Is there space for mental illness in the media industry? - Debbie Luxon, Cambridgeshire Live

Mental Health Awareness Week is taking place between 10 - 16 May, and the NCTJ is proud to support the campaign, hosted by the Mental Health Foundation. We spoke to Debbie Luxon, Community News Project reporter at Cambridgeshire Live, about how journalists can normalise conversations about mental health, and how she looks after her own in her role.

Mental health is a pandemic buzzword. Every news outlet has tried over the past year to capture stories and voices that embody what it means to be mentally ill, but the reality is often hard to put into words. 

Mental illness is isolating by its very nature, as well as being almost completely invisible. As a chronically anxious person, people are often surprised to learn of my diagnosis- being a bubbly and confident person on the surface. 

Being a journalist with diagnosed mental ill-health is a unique challenge. The job is emotionally demanding, often underpaid and under-resourced, as well as needing huge capacity for multitasking and lateral thinking.

It would seem with this picture, that journalism isn’t a world for the neurodiverse. But journalism needs diverse people, maybe now more than ever. 

In some ways my anxiety is my superpower- it means I know what is happening with every one of my stories at any given moment and my emotional capacity is needed again and again for connecting with the vulnerable and disenfranchised in my work as a Facebook-funded Community Reporter. 
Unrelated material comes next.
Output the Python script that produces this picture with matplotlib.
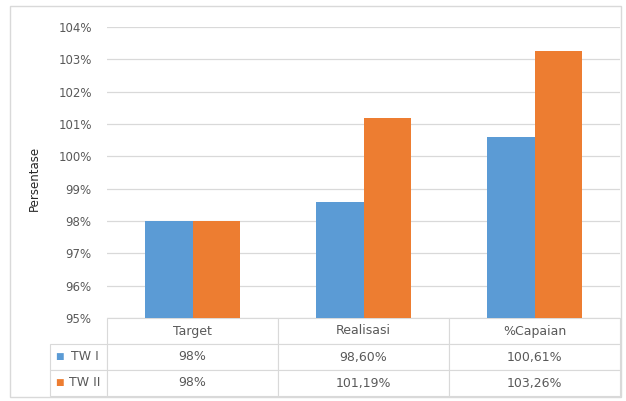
# bar chart with a data table underneath (excel style)
import matplotlib.pyplot as plt
from matplotlib.patches import Rectangle

kategori = ["Target", "Realisasi", "%Capaian"]
tw1 = [98.0, 98.60, 100.61]
tw2 = [98.0, 101.19, 103.26]
label_tw1 = ["98%", "98,60%", "100,61%"]
label_tw2 = ["98%", "101,19%", "103,26%"]
seri = ["TW I", "TW II"]
yticks = [95, 96, 97, 98, 99, 100, 101, 102, 103, 104]

biru = "#5B9BD5"
oranye = "#ED7D31"
abu = "#595959"

fig = plt.figure(figsize=(6.26, 4.01), dpi=100)
ax = fig.add_axes([107 / 626, 83 / 401, 513 / 626, 291 / 401])

x = range(len(kategori))
w = 0.28
ax.bar([i - w / 2 for i in x], [v - 95 for v in tw1], w, bottom=95, color=biru, zorder=3)
ax.bar([i + w / 2 for i in x], [v - 95 for v in tw2], w, bottom=95, color=oranye, zorder=3)

ax.set_xlim(-0.5, 2.5)
ax.set_ylim(95, 104)
ax.set_yticks(yticks)
ax.set_yticklabels([f"{t}%" for t in yticks], fontsize=8.5, color=abu)
ax.set_xticks([])
ax.tick_params(axis="y", length=0, pad=11)
ax.grid(axis="y", color="#D9D9D9", linewidth=0.9, zorder=0)
for s in ax.spines.values():
    s.set_visible(False)
ax.set_ylabel("Persentase", fontsize=8.5, color="#262626")
ax.yaxis.set_label_coords(-66 / 513, 0.48)

# tabel data (kolom pertama = nama seri)
isi = [[""] + kategori,
       ["   " + seri[0]] + label_tw1,
       ["   " + seri[1]] + label_tw2]
tabel = ax.table(cellText=isi, cellLoc="center",
                 colWidths=[57, 171, 171, 171],
                 bbox=[-57 / 513, -78 / 291, 570 / 513, 78 / 291])
tabel.auto_set_font_size(False)
for (r, c), cell in tabel.get_celld().items():
    cell.set_edgecolor("#D9D9D9")
    cell.set_linewidth(0.8)
    cell.get_text().set_fontsize(9)
    cell.get_text().set_color(abu)
    if c == 0:
        cell._loc = "left"
        cell.PAD = 0.02
tabel[0, 0].visible_edges = ""

# kotak warna legenda di tabel
for warna, yy in [(biru, -38.5 / 291), (oranye, -65 / 291)]:
    ax.text(-52 / 513, yy, "■", color=warna, fontsize=6.5, va="center", ha="left",
            transform=ax.transAxes)

# bingkai luar
fig.patches.append(Rectangle((10 / 626, 4 / 401), 611 / 626, 391 / 401,
                             transform=fig.transFigure, fill=False,
                             edgecolor="#D9D9D9", linewidth=1))

fig.savefig("out.png", dpi=100)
Having lived experience as a minority and a mentally unwell person, two things which often sadly go hand in hand, is invaluable when I can genuinely say to an interviewee, “I get it.”

Though lived experience isn’t compulsory to have empathy and be a good reporter, it helps build trust. This kind of non-verbal understanding is what our society needs more when it comes to tackling the mental health crisis our country faces. It’s often what people are not saying that needs to be picked up on and could ultimately save a life. 

That’s why campaigns like Stop Suicide’s training programme, which I had the privilege to report on, are so important. Their training encourages conversation around suicide to remove the deadly silence that surrounds the subject. 

As journalists we can help normalise these conversations by repeating them. Report on people who have recovered, unlikely mental health advocates and start believing people like Meghan Markle when she said she wanted to die. 

When it comes to protecting my own mental health, I can’t say this job has always helped me do that. It’s taken me years to learn some very basic tools that could have saved a lot of pain, one of which is asking for help. This sounds fluffy, but as a trainee I needed support I didn’t get, partly because my colleagues didn’t know I needed it.

Asking for regular feedback helped me feel more comfortable in my role. Venting to my colleagues when I had a difficult interview helped unload that emotional labour we carry in this job. Closing my laptop at 5pm and going outside. Accepting I’m not always going to have good days. Not always reading the comments section- some people live on the internet just to hate. Perhaps most annoyingly- making time for exercise. These are all small things, but cumulatively they are what made me feel most like myself in this very strange year we’ve had. 

Ultimately, we have a long road to travel before minorities and the neurodiverse are a normal sight in newsrooms and an even longer journey until the majority of people will understand mental illness to a degree in which they can help others. But writing about it, again and again, and making space in this industry, however small, is a start.